While overturning a permitting decision is never easy, we engaged numerous experts who would help us carry our burden and establish for the Board the devastating impacts the mine would have under the current permit. Our lawyers and mining expert worked to establish the greatest protections for not only our watershed but also our communities. The commitments that were secured go well beyond what could have been achieved before the Environmental Hearing Board.
Through settlement, MWA was able to secure commitments from LCT to amend the most egregious problems with its permits. Settling provided them with access to information our experts deemed important to monitor through the following measures:
Barriers: 800 foot barrier increased to 1400 foot horizontal barrier between the Melcroft No. 3 abandoned mine & the new Rustic Ridge No. 1 Mine; a piezometer will be placed in the barrier to detect water level changes that would indicate an illicit discharge to the Melcroft No. 3; and quarterly monitoring and more frequent monitoring the closer the mining comes to the barrier of that piezometer goes to MWA.
Temperature: relocation of the wastewater outfall to a downstream location just prior to the confluence with Champion Creek.
Flow: 1500 gpm flow from dewatering of the coal seam reduced to 1,000 gpm to ensure that streambed erosion does not occur.
Noise & blasting: eliminated fan shaft & return shaft through development of three slopes in the pit; location of variable frequency fan underground during slope development; peak particle velocity limited to 1.0 inch per second; air blast limited to 126 db; seismograph installed at home nearest to mine & readings from the seismograph go to MWA.
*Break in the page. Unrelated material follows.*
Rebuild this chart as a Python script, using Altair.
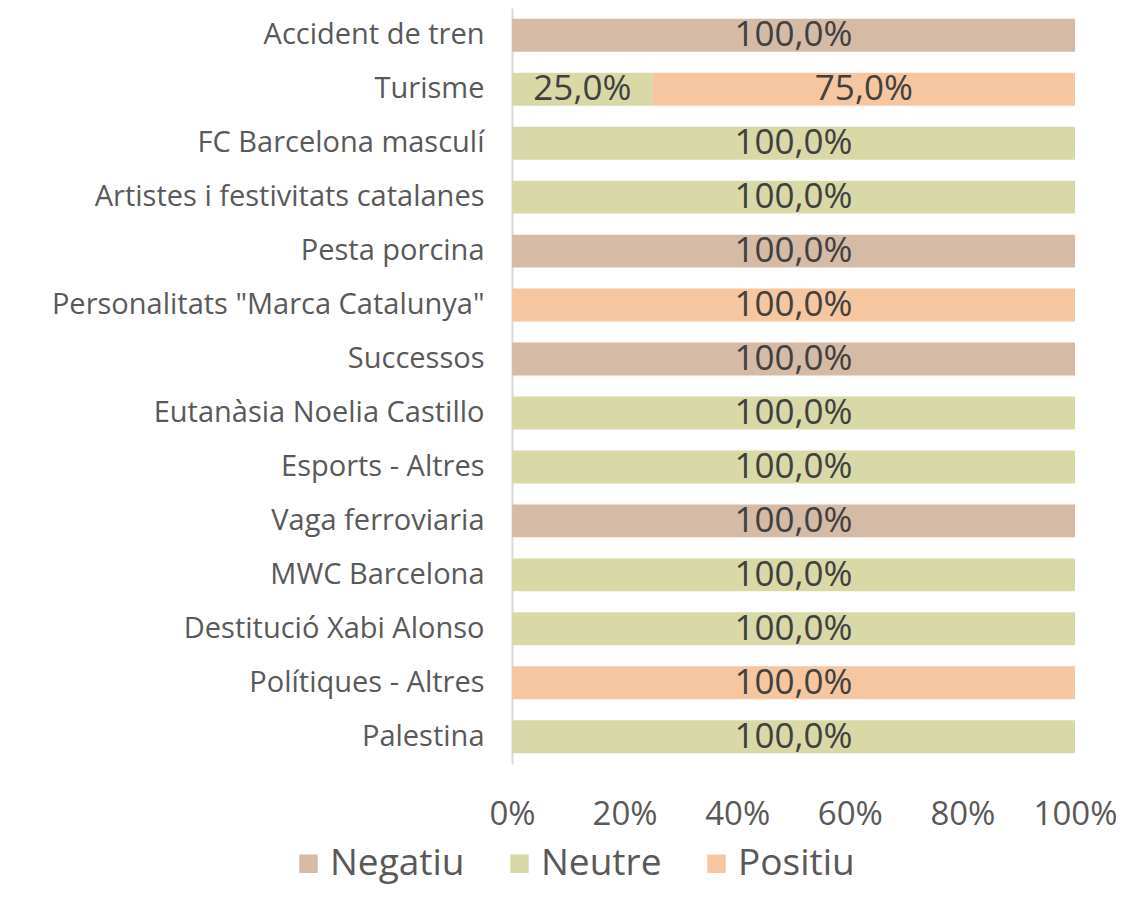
import altair as alt
import pandas as pd

categories = [
    "Accident de tren", "Turisme", "FC Barcelona masculí",
    "Artistes i festivitats catalanes", "Pesta porcina",
    "Personalitats \"Marca Catalunya\"", "Successos",
    "Eutanàsia Noelia Castillo", "Esports - Altres", "Vaga ferroviaria",
    "MWC Barcelona", "Destitució Xabi Alonso", "Polítiques - Altres", "Palestina",
]
negatiu = [100, 0, 0, 0, 100, 0, 100, 0, 0, 100, 0, 0, 0, 0]
neutre = [0, 25, 100, 100, 0, 0, 0, 100, 100, 0, 100, 100, 0, 100]
positiu = [0, 75, 0, 0, 0, 100, 0, 0, 0, 0, 0, 0, 100, 0]
series = ["Negatiu", "Neutre", "Positiu"]
colors = ["#D5BAA6", "#D9D9A8", "#F5C69F"]

rows = []
for i, c in enumerate(categories):
    for j, (s, vals) in enumerate(zip(series, [negatiu, neutre, positiu])):
        v = vals[i]
        if v > 0:
            rows.append({"cat": c, "serie": s, "ord": j, "v": v / 100.0,
                         "lab": f"{v:.1f}%".replace(".", ",")})
df = pd.DataFrame(rows)

FONT = "Open Sans"
base = alt.Chart(df).transform_stack(
    stack="v", groupby=["cat"], as_=["x0", "x1"],
    sort=[alt.SortField("ord", order="ascending")]
).transform_calculate(mid="(datum.x0 + datum.x1) / 2")

y_enc = alt.Y("cat:N", sort=categories, title=None,
              scale=alt.Scale(paddingInner=0.39, paddingOuter=0.2),
              axis=alt.Axis(labelFontSize=29, labelColor="#595959", labelFont=FONT,
                            labelPadding=28, ticks=False, domainColor="#D9D9D9",
                            domainWidth=2, labelLimit=600))

bars = base.mark_bar().encode(
    y=y_enc,
    x=alt.X("x0:Q", title=None, scale=alt.Scale(domain=[0, 1], nice=False),
            axis=alt.Axis(format="%", values=[0, 0.2, 0.4, 0.6, 0.8, 1.0], grid=False,
                          domain=False, ticks=False, labelFontSize=33, labelColor="#595959",
                          labelFont=FONT, labelPadding=34, labelFlush=False)),
    x2="x1:Q",
    color=alt.Color("serie:N", scale=alt.Scale(domain=series, range=colors),
                    legend=alt.Legend(title=None, orient="none", direction="horizontal",
                                      legendX=-222, legendY=837, symbolType="square",
                                      symbolSize=340, symbolStrokeWidth=0,
                                      labelFontSize=37, labelColor="#595959", labelFont=FONT,
                                      columnPadding=36, symbolOffset=0, labelOffset=3,
                                      padding=0)),
)

texts = base.mark_text(fontSize=35, color="#404040", font=FONT, baseline="middle").encode(
    y=alt.Y("cat:N", sort=categories),
    x=alt.X("mid:Q"),
    text="lab:N",
)

chart = (bars + texts).properties(
    width=563, height=756,
    autosize=alt.AutoSizeParams(type="none"),
    padding={"left": 504, "top": 0, "right": 41, "bottom": 125},
).configure_view(stroke=None)

chart.save("out.html", embed_options={"renderer": "svg", "actions": False})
Lighting: dark sky & canopy lighting to be used.
Information: Discharge Monitoring Reports, pumping rates & six month mining map to be provided to MWA regularly.
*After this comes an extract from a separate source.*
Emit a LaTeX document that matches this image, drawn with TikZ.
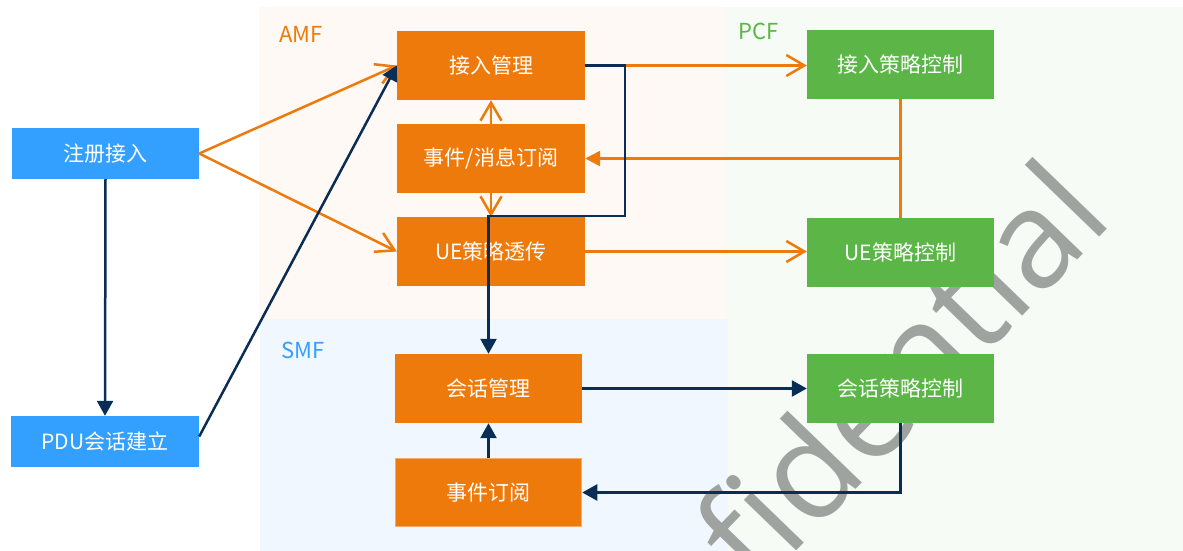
\documentclass[tikz,border=0pt]{standalone}
\usepackage{fontspec}
\setmainfont{Noto Sans CJK SC}
\newfontfamily\wmfont{Open Sans}
\usetikzlibrary{arrows.meta}
\definecolor{orangeC}{RGB}{238,122,11}
\definecolor{blueC}{RGB}{51,159,255}
\definecolor{greenC}{RGB}{91,181,71}
\definecolor{navyC}{RGB}{10,45,85}
\definecolor{amfbg}{RGB}{254,249,245}
\definecolor{pcfbg}{RGB}{246,251,245}
\definecolor{smfbg}{RGB}{240,247,255}
\definecolor{wmC}{RGB}{159,163,159}
\definecolor{borderC}{RGB}{246,172,104}
\tikzset{
  x=1pt, y=-1pt,
  box/.style={rectangle, minimum width=188pt, minimum height=69pt, inner sep=0pt,
    text=white, font=\fontsize{21}{25}\selectfont},
  obox/.style={box, fill=orangeC},
  gbox/.style={box, fill=greenC},
  bbox/.style={box, fill=blueC, minimum height=51pt},
  arealabel/.style={anchor=base west, inner sep=0pt, font=\fontsize{22}{26}\selectfont},
  oline/.style={draw=orangeC, line width=2.5pt},
  nline/.style={draw=navyC, line width=2.5pt},
  barb/.style={-{Straight Barb[length=18pt,width=21pt,line width=2.5pt]}},
  otri/.style={-{Triangle[length=15pt,width=15pt]}},
  ntri/.style={-{Triangle[length=15pt,width=16pt]}},
}
\begin{document}
\begin{tikzpicture}
\useasboundingbox (0,0) rectangle (1183,551);
\clip (0,0) rectangle (1183,551);
% background areas
\fill[pcfbg] (725,7) rectangle (1183,551);
\fill[amfbg] (259,7) rectangle (725,319);
\fill[smfbg] (260,319) rectangle (728,551);
\node[arealabel, text=orangeC] (lamf) at (279,43) {AMF};
\node[arealabel, text=greenC] (lpcf) at (738,40) {PCF};
\node[arealabel, text=blueC] (lsmf) at (281,358) {SMF};
% watermark
\node[anchor=base east, rotate=46, inner sep=0pt, text=wmC,
  font=\wmfont\fontsize{136}{136}\selectfont] (wm) at (1115,221) {Confidential};
% nodes
\node[bbox, minimum width=187pt] (reg) at (105.5,153.5) {注册接入};
\node[bbox] (pdu) at (105,441.5) {PDU会话建立};
\node[obox] (am) at (491,65.5) {接入管理};
\node[obox] (ev) at (491,158.5) {事件/消息订阅};
\node[obox] (uet) at (491,251.5) {UE策略透传};
\node[obox, minimum width=187pt] (sm) at (488.5,388.5) {会话管理};
\node[obox, minimum width=186pt, minimum height=68pt, draw=borderC, line width=1.5pt] (es) at (488.5,492.5) {事件订阅};
\node[gbox, minimum width=187pt] (apc) at (900.5,64.5) {接入策略控制};
\node[gbox, minimum width=187pt] (uepc) at (900.5,252.5) {UE策略控制};
\node[gbox, minimum width=187pt] (spc) at (900.5,388.5) {会话策略控制};
% orange connectors
\draw[oline, barb] (reg.east) -- (am.west);
\draw[oline, barb] (reg.east) -- (uet.west);
\draw[oline, barb] (am.east) -- (am.east -| apc.west);
\draw[oline, barb] (ev.north) -- (am.south);
\draw[oline, barb] (ev.south) -- (uet.north);
\draw[oline] (apc.south) -- (uepc.north);
\coordinate (br) at (apc.south |- ev.east);
\draw[oline, otri] (br) -- (ev.east);
\draw[oline, barb] (uet.east) -- (uet.east -| uepc.west);
% navy connectors
\draw[nline, ntri] (reg.south) -- (pdu.north);
\draw[nline, ntri] ([yshift=5pt]pdu.east) -- (am.west);
\coordinate (k1) at (625,216);
\draw[nline, ntri] (am.east) -| (k1) -| (sm.north);
\draw[nline, ntri] (sm.east) -- (spc.west);
\draw[nline, ntri] (spc.south) |- (es.east);
\draw[nline, ntri] (es.north) -- (sm.south);
\end{tikzpicture}
\end{document}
This settlement, which likely looks incredibly practical and reasonable, marks the first time in years that my client actually felt heard in the permit appeal process. On many occasions, we reached out to the governmental decision-makers to try to make the exact points that the settlement agreement ultimately rested upon.
The governmental attorney's response to our requests? Either that there's no need to meet or that my client has the ability to comment on the permit in the same way as everyone else. It is more than fair to criticize the PA governmental attorneys' apparent inability to do anything other than work to obstruct individuals and community organization's ability to be heard and valued.
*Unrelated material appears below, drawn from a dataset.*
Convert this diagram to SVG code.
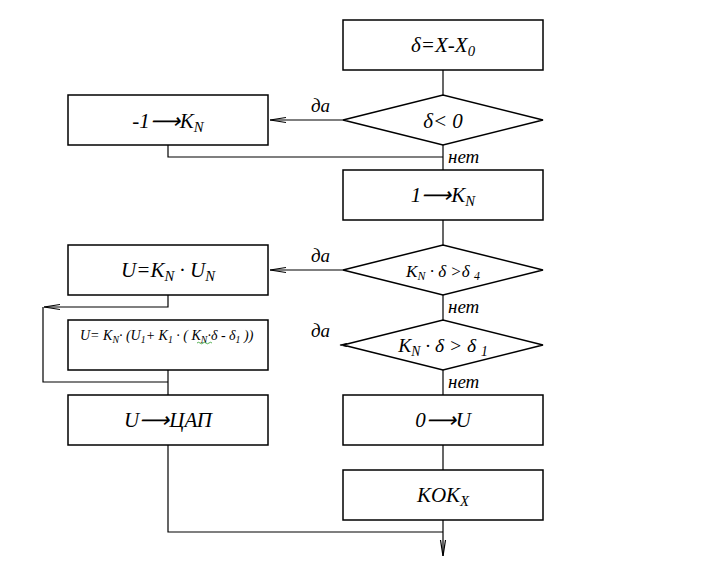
<svg xmlns="http://www.w3.org/2000/svg" width="704" height="571" viewBox="0 0 704 571">
<style>
.b{fill:#fff;stroke:#000;stroke-width:1.5}
.c{fill:none;stroke:#000;stroke-width:1.2}
.f{font-family:"Liberation Serif","Times New Roman",Times,serif;font-style:italic;font-weight:400}
.t{font-size:21px;text-anchor:middle}
.l{font-size:19px}
.s{font-size:70%;baseline-shift:-25%}
</style>
<defs>
<marker id="a" markerWidth="16" markerHeight="8" refX="16" refY="4" orient="auto" markerUnits="userSpaceOnUse">
<path d="M0,1.5 L16,4 L0,6.5" fill="none" stroke="#000" stroke-width="1.2"/>
</marker>
</defs>
<rect width="704" height="571" fill="#fff"/>
<g id="connectors">
<line class="c" x1="443" y1="70" x2="443" y2="95"/>
<line class="c" x1="343" y1="120" x2="270" y2="120" marker-end="url(#a)"/>
<polyline class="c" points="168,145 168,157 443,157"/>
<line class="c" x1="443" y1="145" x2="443" y2="170"/>
<line class="c" x1="443" y1="220" x2="443" y2="245"/>
<line class="c" x1="343" y1="270" x2="270" y2="270" marker-end="url(#a)"/>
<line class="c" x1="443" y1="295" x2="443" y2="320"/>
<polyline class="c" points="347,343.5 340,345 347,346.5" stroke-width="1"/>
<polyline class="c" points="168,295 168,307 44,307" marker-end="url(#a)"/>
<polyline class="c" points="43,307 43,382 168,382"/>
<line class="c" x1="168" y1="370" x2="168" y2="395"/>
<line class="c" x1="443" y1="370" x2="443" y2="395"/>
<line class="c" x1="443" y1="445" x2="443" y2="470"/>
<polyline class="c" points="168,445 168,532 443,532"/>
<line class="c" x1="443" y1="520" x2="443" y2="556" marker-end="url(#a)"/>
</g>
<g id="labels">
<text class="f l" x="311" y="112">да</text>
<text class="f l" x="448" y="163">нет</text>
<text class="f l" x="311" y="262">да</text>
<text class="f l" x="448" y="313">нет</text>
<text class="f l" x="311" y="337">да</text>
<text class="f l" x="448" y="388">нет</text>
</g>
<g id="n1"><rect class="b" x="343" y="20" width="200" height="50"/>
<text class="f t" x="443" y="52">δ=X-X<tspan class="s">0</tspan></text></g>
<g id="n2"><polygon class="b" points="343,120 443,95 543,120 443,145"/>
<text class="f t" x="443" y="128">δ&lt; 0</text></g>
<g id="n3"><rect class="b" x="68" y="95" width="200" height="50"/>
<text class="f t" x="168" y="128">-1⟶K<tspan class="s">N</tspan></text></g>
<g id="n4"><rect class="b" x="343" y="170" width="200" height="50"/>
<text class="f t" x="443" y="202">1⟶K<tspan class="s">N</tspan></text></g>
<g id="n5"><polygon class="b" points="343,270 443,245 543,270 443,295"/>
<text class="f" x="443" y="277" font-size="17" text-anchor="middle">K<tspan class="s">N</tspan> · δ &gt;δ <tspan class="s">4</tspan></text></g>
<g id="n6"><rect class="b" x="68" y="245" width="200" height="50"/>
<text class="f t" x="168" y="277">U=K<tspan class="s">N</tspan> · U<tspan class="s">N</tspan></text></g>
<g id="n7"><polygon class="b" points="343,345 443,320 543,345 443,370"/>
<text class="f" x="443" y="352" font-size="19.5" text-anchor="middle">K<tspan class="s">N</tspan> · δ &gt; δ <tspan class="s">1</tspan></text></g>
<g id="n8"><rect class="b" x="68" y="320" width="200" height="50"/>
<text class="f" x="80" y="340" font-size="14">U= K<tspan class="s">N</tspan>·  (U<tspan class="s">1</tspan>+ K<tspan class="s">1</tspan> · ( K<tspan class="s">N</tspan>·δ - δ<tspan class="s">1</tspan> ))</text>
<path d="M197,343 q1.5,-1.5 3,0 t3,0 t3,0 t3,0 t3,0" fill="none" stroke="#2a9d2a" stroke-width="0.8"/></g>
<g id="n9"><rect class="b" x="68" y="395" width="200" height="50"/>
<text class="f t" x="168" y="427">U⟶ЦАП</text></g>
<g id="n10"><rect class="b" x="343" y="395" width="200" height="50"/>
<text class="f t" x="443" y="427">0⟶U</text></g>
<g id="n11"><rect class="b" x="343" y="470" width="200" height="50"/>
<text class="f t" x="443" y="502">KOK<tspan class="s">X</tspan></text></g>
</svg>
It's not just the governmental attorney at fault. There's absolutely no reason that industries seeking permits cannot start the process of valuing the community in which they seek to operate long before a permit is even in draft form. If lawyers for those industrial users choose to push things through bureaucratic processes without valuing individuals and communities, then they should expect that hearings on the merits will focus on creating value by increased recordkeeping and data development as permit conditions, and by reducing environmental impact through more stringent pollution control requirements subject to citizen enforcement.
The way to engage in these otherwise lopsided hearing processes and ensure that you are meeting your client's objective of being valued in the environmental decision-making process is to see the attorney's role - for the industrial client, for the individual or community organization, and even for the government - as a true counselor, which involves much more than simply predicting the outcome of a legal argument. Lawyers as counselors can build value in all parts of the community and build community wealth.